A third conclusion, which was also reached following analysis by former ITN editor-in-chief and Ofcom partner for content and standards Stewart Purvis, was that GB News had framed Muslims as perpetrators and not victims during the far-right riots in England and Northern Ireland over the summer.
Purvis wrote: “The CfMM report creates a clear challenge to Ofcom: has its deregulated model for broadcast news created an unintended consequence? Can a broadcaster be allowed to try to build its audience and political influence by a consistently negative portrayal of a minoritised ethnic community?”
The CfMM report calls on Ofcom and politicians to act to prevent GB News from continuing to broadcast what it described as “hate sermons”.
CfMM director Rizwana Hamid said: “The volume of anti-Muslim hate on GB News and Ofcom’s reluctance to regulate its harmful content has meant that politicians and commentators have been give carte blanche to malign Muslims and Islam in a way that no other channel does.
“A robust regulator should demand that the channel performs according to long-established codes for broadcasters and enforce impartiality regulations.”
Tory peer Sayeeda Warsi also said it is “imperative that both the regulator and the government take decisive action to ensure broadcasting platforms are not used to fuel hatred and extremism that plays out as violent disorder on the streets of Britain”.
In a foreword to the report, former BBC broadcaster Gavin Esler added: “We need a regulator prepared to regulate. Freedom of speech does not include the freedom to stoke fears, encourage resentment and divide us among ourselves.”
GB News issued a furious statement in response to the report, claiming it was an attack on free speech.
It said: “This inaccurate and defamatory report is nothing more than a cynical, self-serving attempt to silence free speech. It proves exactly why a news organisation like GB News needs to exist and why it is succeeding.

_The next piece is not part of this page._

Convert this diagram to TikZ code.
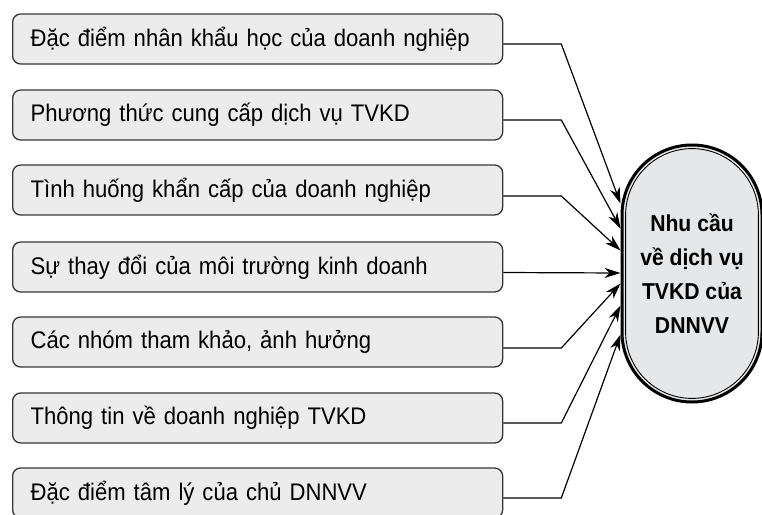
\documentclass[tikz,border=0pt]{standalone}
\usepackage{fontspec}
\setmainfont{Liberation Sans}[FakeStretch=0.92]
\usetikzlibrary{arrows.meta}
\definecolor{boxfill}{RGB}{236,236,236}
\definecolor{ovalfill}{RGB}{230,231,232}
\definecolor{boxline}{RGB}{55,55,55}
\tikzset{
  factor/.style={draw=boxline, line width=1.3pt, fill=boxfill, rounded corners=8pt,
    anchor=west, minimum width=490pt, minimum height=50pt, inner xsep=18pt,
    text width=454pt, align=left, font=\fontsize{24}{28}\selectfont},
  need/.style={draw=black, line width=3pt, fill=ovalfill, rounded corners=69.9pt,
    minimum width=140pt, minimum height=257pt, outer sep=0pt, inner sep=0pt,
    align=center, font=\bfseries\fontsize{23}{34}\selectfont},
  link/.style={line width=1.2pt, -{Stealth[length=16pt,width=10pt,inset=5pt]}},
}
\begin{document}
\begin{tikzpicture}[x=1pt,y=-1pt]
\clip (0,0) rectangle (762,514);
\fill[white] (0,0) rectangle (762,514);
\node[factor] (b1) at (12,39) {Đặc điểm nhân khẩu học của doanh nghiệp};
\node[factor] (b2) at (12,115) {Phương thức cung cấp dịch vụ TVKD};
\node[factor] (b3) at (12,190) {Tình huống khẩn cấp của doanh nghiệp};
\node[factor] (b4) at (12,267) {Sự thay đổi của môi trường kinh doanh};
\node[factor] (b5) at (12,342) {Các nhóm tham khảo, ảnh hưởng};
\node[factor] (b6) at (12,418) {Thông tin về doanh nghiệp TVKD};
\node[factor] (b7) at (12,493) {Đặc điểm tâm lý của chủ DNNVV};
\node[need] (el) at (692,273.5) {Nhu cầu\\về dịch vụ\\TVKD của\\DNNVV};
\draw[line width=0.9pt, rounded corners=66.4pt]
  ([xshift=3.6pt,yshift=3.6pt]el.south west) rectangle ([xshift=-3.6pt,yshift=-3.6pt]el.north east);
\draw[link] ([yshift=-5pt]b1.east) -- ++(58,0) -- ([xshift=-1.5pt,yshift=70pt]el.west);
\draw[link] ([yshift=-5pt]b2.east) -- ++(58,0) -- ([xshift=-1.5pt,yshift=45pt]el.west);
\draw[link] ([yshift=-6pt]b3.east) -- ++(58,0) -- ([xshift=-1.5pt,yshift=23pt]el.west);
\draw[link] ([yshift=-5.5pt]b4.east) -- ([xshift=-1.5pt,yshift=0.5pt]el.west);
\draw[link] ([yshift=-6pt]b5.east) -- ++(58,0) -- ([xshift=-1.5pt,yshift=-10pt]el.west);
\draw[link] ([yshift=-5pt]b6.east) -- ++(58,0) -- ([xshift=-1.5pt,yshift=-32pt]el.west);
\draw[link] ([yshift=-5pt]b7.east) -- ++(58,0) -- ([xshift=-1.5pt,yshift=-61pt]el.west);
\end{tikzpicture}
\end{document}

“We are concerned that at no point did this project of the Muslim Council of Britain contact GB News or its presenters to allow them to respond to these highly defamatory allegations.”
As an aside, former ITN chief Purvis noted in commentary included in the report that GB News had never contacted former SNP leader Humza Yousaf despite a report in which he was accused of “race-baiting”.
Purvis said that if Yousaf “were to complain under Ofcom regulation ‘Section 7 (Fairness)’ I believe he should have a very strong case”.
An Ofcom spokesperson said: “All regulated broadcasters must comply with our broadcasting rules. We enforce these rules fairly and proportionately, acting independently and impartially at all times.
“We have found GB News in breach of our rules 12 times, and recently imposed a £100,000 financial penalty on GB News for breaking due impartiality rules.”